:: Task inputs ::

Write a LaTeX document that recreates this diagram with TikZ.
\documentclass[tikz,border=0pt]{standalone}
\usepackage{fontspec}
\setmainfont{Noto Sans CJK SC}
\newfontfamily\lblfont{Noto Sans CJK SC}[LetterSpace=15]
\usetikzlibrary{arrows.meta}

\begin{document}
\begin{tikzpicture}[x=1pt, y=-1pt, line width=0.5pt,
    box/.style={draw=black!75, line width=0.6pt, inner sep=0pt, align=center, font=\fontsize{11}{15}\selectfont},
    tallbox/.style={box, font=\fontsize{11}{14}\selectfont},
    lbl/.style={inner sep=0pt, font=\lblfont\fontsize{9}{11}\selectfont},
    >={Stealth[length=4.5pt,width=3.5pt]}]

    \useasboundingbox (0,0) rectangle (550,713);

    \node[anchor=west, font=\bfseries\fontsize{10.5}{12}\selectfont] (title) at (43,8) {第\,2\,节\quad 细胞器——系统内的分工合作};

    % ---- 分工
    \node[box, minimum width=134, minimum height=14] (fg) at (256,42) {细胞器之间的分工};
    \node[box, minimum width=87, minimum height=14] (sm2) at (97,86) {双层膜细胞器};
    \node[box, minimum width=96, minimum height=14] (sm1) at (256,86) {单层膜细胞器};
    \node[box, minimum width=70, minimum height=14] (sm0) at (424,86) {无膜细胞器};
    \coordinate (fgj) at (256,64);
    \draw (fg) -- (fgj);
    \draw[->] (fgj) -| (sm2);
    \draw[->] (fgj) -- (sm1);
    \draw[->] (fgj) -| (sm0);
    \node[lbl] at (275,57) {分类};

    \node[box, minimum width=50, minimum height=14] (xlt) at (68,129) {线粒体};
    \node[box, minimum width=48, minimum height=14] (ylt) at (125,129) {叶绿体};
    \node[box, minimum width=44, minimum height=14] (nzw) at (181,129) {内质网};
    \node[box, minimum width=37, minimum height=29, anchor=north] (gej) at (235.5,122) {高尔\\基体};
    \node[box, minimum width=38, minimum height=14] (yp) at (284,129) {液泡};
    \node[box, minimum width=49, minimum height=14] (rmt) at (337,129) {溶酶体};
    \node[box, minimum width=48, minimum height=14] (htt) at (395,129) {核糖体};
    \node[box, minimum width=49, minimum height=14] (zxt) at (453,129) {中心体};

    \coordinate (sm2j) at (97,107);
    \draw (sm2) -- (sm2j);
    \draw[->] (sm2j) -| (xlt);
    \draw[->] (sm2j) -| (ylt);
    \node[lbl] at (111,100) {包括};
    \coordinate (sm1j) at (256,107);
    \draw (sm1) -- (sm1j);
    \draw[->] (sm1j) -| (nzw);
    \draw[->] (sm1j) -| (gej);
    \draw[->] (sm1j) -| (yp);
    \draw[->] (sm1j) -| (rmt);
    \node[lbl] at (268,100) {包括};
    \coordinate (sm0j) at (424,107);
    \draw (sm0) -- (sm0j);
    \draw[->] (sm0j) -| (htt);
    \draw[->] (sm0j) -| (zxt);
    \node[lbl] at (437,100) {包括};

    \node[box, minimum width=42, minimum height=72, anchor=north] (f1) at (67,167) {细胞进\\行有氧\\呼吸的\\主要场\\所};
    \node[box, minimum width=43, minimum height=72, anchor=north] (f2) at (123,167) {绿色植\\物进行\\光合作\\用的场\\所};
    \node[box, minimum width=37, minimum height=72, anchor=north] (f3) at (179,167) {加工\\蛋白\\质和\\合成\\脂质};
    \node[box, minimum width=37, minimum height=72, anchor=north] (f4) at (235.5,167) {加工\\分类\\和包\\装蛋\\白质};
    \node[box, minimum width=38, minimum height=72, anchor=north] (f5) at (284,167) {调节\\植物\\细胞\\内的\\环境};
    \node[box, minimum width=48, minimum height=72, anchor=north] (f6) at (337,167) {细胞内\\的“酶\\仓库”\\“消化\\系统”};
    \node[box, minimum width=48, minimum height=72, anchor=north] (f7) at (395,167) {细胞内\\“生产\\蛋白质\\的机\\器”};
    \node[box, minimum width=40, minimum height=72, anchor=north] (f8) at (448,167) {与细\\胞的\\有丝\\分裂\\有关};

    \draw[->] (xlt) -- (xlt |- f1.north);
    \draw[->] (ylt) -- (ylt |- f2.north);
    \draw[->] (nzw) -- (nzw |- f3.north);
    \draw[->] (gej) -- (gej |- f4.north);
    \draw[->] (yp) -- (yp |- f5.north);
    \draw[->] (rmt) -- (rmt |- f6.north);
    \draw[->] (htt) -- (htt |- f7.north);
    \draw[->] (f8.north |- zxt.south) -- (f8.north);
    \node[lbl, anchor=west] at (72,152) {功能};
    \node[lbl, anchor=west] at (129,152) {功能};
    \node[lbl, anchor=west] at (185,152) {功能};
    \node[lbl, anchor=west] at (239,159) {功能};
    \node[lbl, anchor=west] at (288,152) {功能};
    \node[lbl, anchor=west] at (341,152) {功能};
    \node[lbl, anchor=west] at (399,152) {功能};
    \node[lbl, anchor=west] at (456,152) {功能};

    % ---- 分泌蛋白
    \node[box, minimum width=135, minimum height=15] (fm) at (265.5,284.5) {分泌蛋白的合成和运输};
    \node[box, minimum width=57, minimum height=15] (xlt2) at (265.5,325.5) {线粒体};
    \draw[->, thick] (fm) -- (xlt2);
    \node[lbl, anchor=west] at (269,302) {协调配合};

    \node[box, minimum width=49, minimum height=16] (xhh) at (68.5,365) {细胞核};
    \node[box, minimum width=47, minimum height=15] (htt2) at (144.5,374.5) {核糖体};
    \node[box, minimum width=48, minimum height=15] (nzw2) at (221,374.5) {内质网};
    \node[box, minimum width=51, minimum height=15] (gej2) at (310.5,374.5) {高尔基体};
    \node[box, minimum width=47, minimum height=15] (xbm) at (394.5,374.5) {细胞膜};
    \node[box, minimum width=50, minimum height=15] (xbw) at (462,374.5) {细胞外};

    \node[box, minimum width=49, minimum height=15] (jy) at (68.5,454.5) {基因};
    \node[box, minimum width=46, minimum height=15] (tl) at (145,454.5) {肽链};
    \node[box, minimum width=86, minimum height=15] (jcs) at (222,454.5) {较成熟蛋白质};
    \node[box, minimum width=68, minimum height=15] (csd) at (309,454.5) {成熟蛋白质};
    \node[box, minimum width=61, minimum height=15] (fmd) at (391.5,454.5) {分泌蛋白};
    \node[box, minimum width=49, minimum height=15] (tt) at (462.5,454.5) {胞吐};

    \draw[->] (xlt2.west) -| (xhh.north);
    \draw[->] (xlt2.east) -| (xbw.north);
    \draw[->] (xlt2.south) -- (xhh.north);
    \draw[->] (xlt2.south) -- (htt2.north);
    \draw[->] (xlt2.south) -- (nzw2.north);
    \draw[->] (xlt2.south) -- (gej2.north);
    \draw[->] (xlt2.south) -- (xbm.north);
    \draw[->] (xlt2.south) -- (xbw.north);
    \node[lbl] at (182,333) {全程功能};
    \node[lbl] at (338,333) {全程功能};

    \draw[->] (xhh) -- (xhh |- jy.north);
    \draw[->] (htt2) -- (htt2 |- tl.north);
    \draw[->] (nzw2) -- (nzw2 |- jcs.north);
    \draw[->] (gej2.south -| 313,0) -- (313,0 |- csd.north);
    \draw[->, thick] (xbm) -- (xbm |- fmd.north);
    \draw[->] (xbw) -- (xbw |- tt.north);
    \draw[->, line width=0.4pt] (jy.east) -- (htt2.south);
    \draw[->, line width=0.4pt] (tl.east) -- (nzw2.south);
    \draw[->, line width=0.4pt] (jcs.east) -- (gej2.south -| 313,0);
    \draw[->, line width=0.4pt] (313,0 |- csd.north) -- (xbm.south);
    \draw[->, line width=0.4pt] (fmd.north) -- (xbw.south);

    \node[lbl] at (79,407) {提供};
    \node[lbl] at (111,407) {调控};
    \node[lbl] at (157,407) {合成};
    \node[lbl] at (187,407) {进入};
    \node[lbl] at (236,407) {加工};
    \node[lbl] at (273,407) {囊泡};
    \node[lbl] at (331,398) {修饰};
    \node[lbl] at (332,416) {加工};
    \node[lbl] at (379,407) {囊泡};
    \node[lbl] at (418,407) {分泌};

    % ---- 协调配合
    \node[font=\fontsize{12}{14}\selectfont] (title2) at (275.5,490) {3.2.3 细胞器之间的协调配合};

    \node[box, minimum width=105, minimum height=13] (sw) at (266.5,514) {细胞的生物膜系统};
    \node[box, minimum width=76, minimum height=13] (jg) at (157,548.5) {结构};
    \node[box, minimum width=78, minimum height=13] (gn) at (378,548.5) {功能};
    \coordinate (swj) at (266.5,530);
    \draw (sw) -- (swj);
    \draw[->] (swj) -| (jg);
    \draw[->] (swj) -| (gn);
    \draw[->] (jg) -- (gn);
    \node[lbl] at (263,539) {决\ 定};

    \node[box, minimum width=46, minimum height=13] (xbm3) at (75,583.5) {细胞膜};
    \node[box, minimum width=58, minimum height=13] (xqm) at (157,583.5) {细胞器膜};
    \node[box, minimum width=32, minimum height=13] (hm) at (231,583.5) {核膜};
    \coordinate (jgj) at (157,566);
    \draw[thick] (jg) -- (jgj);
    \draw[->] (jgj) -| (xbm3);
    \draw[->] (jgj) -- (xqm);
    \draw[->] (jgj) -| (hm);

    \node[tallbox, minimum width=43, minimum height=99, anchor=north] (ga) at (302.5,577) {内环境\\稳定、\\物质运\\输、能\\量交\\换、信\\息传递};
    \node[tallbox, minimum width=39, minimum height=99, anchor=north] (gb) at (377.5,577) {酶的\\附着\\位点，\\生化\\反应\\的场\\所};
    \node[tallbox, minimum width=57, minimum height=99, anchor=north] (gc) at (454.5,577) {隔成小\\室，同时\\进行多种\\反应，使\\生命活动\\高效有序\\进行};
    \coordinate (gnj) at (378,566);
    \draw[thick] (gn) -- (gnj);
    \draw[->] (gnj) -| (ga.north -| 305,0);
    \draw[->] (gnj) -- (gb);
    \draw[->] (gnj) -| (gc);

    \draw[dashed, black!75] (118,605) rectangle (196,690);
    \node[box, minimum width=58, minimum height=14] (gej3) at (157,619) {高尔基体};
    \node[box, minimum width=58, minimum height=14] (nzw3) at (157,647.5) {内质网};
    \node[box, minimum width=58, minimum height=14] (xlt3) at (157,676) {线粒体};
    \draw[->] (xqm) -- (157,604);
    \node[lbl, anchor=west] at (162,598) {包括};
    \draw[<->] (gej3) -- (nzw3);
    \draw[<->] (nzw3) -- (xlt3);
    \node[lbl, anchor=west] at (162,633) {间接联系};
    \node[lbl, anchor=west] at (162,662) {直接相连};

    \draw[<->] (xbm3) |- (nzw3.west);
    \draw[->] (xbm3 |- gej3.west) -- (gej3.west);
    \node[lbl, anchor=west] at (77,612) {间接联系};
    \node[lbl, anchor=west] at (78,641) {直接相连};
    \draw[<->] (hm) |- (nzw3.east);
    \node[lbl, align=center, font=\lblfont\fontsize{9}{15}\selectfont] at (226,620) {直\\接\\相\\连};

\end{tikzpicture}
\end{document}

:::
:: Task inputs ::

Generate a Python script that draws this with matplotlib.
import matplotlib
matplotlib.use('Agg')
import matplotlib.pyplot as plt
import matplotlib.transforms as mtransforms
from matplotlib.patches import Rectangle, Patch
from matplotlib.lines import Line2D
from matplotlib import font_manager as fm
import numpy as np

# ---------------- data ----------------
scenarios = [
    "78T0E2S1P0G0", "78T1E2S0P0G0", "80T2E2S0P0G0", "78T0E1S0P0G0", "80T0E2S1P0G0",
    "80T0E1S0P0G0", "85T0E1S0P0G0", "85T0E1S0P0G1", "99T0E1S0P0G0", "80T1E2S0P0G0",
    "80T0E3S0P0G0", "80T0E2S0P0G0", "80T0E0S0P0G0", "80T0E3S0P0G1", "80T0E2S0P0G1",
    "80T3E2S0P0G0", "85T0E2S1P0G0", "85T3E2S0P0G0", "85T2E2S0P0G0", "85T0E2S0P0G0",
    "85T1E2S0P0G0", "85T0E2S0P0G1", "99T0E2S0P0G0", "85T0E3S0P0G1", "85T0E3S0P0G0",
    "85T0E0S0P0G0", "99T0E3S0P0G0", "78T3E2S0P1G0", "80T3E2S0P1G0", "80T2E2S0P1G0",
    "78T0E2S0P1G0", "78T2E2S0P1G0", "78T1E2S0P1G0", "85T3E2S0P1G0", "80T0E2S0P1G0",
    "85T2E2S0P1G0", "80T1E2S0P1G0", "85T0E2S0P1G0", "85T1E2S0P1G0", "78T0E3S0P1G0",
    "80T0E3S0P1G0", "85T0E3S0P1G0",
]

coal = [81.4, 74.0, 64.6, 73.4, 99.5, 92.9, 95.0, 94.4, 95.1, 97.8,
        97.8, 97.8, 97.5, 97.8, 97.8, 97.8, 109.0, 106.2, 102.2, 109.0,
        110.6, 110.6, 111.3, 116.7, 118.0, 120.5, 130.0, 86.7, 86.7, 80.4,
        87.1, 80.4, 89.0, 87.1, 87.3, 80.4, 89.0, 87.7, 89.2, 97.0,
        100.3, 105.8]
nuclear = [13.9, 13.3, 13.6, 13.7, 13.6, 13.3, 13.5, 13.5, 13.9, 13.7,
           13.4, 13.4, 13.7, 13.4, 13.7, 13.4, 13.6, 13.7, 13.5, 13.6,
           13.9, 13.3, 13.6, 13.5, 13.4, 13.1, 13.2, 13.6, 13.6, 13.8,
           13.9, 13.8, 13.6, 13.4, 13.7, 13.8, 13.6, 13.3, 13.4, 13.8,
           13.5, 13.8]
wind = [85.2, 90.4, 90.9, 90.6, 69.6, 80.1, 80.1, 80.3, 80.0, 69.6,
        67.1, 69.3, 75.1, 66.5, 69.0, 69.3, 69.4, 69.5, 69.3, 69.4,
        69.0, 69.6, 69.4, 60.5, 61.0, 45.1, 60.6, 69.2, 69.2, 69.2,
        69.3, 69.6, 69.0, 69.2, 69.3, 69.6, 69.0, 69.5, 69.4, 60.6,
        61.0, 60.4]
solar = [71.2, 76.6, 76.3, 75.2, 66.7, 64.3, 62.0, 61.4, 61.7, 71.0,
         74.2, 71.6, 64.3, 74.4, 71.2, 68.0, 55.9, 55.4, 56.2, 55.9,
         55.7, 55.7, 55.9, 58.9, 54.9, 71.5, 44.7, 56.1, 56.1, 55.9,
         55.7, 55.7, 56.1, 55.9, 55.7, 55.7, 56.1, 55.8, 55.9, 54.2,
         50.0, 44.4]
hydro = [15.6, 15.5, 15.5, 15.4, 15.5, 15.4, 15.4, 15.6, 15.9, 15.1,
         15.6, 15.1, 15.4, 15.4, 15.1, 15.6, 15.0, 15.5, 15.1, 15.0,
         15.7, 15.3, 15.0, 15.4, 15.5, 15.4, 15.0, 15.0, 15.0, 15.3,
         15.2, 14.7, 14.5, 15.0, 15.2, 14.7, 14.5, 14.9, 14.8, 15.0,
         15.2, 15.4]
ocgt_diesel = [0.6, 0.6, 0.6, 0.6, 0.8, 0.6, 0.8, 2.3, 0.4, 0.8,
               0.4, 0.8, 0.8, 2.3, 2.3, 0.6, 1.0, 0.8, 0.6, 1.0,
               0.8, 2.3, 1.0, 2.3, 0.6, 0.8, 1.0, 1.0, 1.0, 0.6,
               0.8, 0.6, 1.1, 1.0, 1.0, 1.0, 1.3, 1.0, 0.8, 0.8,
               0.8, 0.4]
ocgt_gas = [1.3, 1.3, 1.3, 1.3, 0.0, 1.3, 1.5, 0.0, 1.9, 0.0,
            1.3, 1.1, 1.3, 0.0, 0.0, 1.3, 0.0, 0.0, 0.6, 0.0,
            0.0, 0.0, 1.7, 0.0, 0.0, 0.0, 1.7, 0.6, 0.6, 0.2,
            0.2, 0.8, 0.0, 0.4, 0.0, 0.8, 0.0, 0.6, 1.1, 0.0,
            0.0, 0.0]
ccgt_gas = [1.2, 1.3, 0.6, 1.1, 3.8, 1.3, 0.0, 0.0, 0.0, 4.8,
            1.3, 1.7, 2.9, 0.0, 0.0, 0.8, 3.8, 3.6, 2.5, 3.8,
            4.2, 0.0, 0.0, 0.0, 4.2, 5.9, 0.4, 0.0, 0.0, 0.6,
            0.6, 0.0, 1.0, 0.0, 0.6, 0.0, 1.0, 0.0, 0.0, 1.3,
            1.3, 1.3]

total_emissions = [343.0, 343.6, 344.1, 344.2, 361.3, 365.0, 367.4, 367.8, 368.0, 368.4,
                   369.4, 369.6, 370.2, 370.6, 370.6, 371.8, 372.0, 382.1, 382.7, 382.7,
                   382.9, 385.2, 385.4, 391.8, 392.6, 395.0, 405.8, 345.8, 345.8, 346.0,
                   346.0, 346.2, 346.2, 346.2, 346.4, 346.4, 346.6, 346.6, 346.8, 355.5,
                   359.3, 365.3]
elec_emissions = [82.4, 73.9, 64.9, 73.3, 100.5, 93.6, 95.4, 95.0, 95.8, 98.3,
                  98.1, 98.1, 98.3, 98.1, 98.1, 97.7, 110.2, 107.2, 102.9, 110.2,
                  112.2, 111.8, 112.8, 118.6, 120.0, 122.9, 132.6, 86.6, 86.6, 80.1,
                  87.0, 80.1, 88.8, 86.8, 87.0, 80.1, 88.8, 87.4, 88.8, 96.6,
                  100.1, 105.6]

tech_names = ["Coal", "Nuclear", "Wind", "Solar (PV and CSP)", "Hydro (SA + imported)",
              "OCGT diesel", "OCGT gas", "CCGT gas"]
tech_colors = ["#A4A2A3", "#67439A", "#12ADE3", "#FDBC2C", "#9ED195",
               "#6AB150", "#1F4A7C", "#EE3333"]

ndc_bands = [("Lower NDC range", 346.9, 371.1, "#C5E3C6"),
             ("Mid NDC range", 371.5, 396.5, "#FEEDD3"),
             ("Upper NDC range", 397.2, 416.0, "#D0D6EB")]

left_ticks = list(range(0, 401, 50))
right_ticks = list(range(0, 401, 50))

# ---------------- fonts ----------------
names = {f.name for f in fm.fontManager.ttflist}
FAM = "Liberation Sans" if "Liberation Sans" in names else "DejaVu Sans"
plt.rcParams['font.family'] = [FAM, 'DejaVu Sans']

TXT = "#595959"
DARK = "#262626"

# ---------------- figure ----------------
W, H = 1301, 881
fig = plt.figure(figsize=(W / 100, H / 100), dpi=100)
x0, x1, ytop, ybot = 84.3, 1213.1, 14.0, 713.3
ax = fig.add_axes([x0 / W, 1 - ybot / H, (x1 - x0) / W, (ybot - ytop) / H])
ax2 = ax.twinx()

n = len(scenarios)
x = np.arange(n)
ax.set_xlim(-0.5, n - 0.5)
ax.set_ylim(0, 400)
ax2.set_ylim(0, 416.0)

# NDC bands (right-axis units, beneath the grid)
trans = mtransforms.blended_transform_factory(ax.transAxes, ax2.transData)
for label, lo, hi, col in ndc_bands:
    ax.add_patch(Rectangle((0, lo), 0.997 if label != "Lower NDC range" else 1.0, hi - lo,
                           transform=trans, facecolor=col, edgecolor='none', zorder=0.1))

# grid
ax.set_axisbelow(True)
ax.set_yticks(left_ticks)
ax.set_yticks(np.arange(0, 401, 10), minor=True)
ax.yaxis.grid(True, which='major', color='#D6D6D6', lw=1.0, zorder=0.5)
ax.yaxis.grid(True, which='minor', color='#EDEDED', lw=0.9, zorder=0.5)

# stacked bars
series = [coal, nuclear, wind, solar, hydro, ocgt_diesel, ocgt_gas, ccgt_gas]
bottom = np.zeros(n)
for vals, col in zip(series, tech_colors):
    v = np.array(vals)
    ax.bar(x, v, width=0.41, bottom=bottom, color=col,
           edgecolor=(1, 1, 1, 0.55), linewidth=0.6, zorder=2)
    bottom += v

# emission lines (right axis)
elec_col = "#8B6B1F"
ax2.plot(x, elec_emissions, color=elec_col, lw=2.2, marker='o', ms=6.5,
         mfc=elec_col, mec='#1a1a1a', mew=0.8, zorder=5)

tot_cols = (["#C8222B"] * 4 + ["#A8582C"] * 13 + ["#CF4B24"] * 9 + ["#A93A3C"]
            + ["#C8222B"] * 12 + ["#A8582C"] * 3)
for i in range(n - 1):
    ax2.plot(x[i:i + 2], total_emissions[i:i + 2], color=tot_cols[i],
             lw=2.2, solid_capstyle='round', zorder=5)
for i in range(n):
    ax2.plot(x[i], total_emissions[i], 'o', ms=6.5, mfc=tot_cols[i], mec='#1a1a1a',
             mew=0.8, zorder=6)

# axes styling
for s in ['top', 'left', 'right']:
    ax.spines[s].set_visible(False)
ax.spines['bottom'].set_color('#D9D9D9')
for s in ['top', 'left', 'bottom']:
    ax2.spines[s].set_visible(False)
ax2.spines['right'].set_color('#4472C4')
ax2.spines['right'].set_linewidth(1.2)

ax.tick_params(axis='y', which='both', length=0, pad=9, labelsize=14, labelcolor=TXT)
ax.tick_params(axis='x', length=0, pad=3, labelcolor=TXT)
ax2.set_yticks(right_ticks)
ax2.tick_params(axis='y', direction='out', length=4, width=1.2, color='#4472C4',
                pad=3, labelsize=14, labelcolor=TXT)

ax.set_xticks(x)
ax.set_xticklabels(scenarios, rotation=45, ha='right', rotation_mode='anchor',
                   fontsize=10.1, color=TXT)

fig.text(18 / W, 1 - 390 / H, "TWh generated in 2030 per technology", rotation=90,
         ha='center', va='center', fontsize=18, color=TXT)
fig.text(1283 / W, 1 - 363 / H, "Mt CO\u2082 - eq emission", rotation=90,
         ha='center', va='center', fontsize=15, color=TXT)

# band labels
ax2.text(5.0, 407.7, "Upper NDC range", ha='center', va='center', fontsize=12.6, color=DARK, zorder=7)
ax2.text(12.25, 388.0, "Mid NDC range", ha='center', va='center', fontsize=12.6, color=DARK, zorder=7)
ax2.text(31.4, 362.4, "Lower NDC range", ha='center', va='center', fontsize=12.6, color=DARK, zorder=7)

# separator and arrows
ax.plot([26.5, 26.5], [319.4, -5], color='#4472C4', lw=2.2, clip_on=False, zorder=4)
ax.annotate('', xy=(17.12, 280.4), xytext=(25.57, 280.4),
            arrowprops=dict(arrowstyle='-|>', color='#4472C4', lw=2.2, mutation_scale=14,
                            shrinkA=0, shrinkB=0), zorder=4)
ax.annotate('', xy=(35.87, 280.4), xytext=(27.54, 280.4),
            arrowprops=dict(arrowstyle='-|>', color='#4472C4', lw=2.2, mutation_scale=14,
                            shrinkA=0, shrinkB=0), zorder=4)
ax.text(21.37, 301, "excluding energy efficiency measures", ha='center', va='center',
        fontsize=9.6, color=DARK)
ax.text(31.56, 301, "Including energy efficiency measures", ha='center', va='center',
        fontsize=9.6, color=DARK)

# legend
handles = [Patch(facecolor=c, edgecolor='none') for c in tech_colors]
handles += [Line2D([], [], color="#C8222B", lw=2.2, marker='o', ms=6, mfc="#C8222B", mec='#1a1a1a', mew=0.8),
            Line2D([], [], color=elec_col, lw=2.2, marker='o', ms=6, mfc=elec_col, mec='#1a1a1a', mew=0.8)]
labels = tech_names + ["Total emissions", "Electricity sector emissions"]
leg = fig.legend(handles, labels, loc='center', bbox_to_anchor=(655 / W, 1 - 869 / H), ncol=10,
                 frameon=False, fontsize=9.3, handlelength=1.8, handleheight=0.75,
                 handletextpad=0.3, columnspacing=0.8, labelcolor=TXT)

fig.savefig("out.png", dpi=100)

:::

Transcribe precisely the lines between the one that contains "Write a LaTeX" and the one that contains "(title) at (43,8)", counting those two lines as part of the range.

Write a LaTeX document that recreates this diagram with TikZ.
\documentclass[tikz,border=0pt]{standalone}
\usepackage{fontspec}
\setmainfont{Noto Sans CJK SC}
\newfontfamily\lblfont{Noto Sans CJK SC}[LetterSpace=15]
\usetikzlibrary{arrows.meta}

\begin{document}
\begin{tikzpicture}[x=1pt, y=-1pt, line width=0.5pt,
    box/.style={draw=black!75, line width=0.6pt, inner sep=0pt, align=center, font=\fontsize{11}{15}\selectfont},
    tallbox/.style={box, font=\fontsize{11}{14}\selectfont},
    lbl/.style={inner sep=0pt, font=\lblfont\fontsize{9}{11}\selectfont},
    >={Stealth[length=4.5pt,width=3.5pt]}]

    \useasboundingbox (0,0) rectangle (550,713);

    \node[anchor=west, font=\bfseries\fontsize{10.5}{12}\selectfont] (title) at (43,8) {第\,2\,节\quad 细胞器——系统内的分工合作};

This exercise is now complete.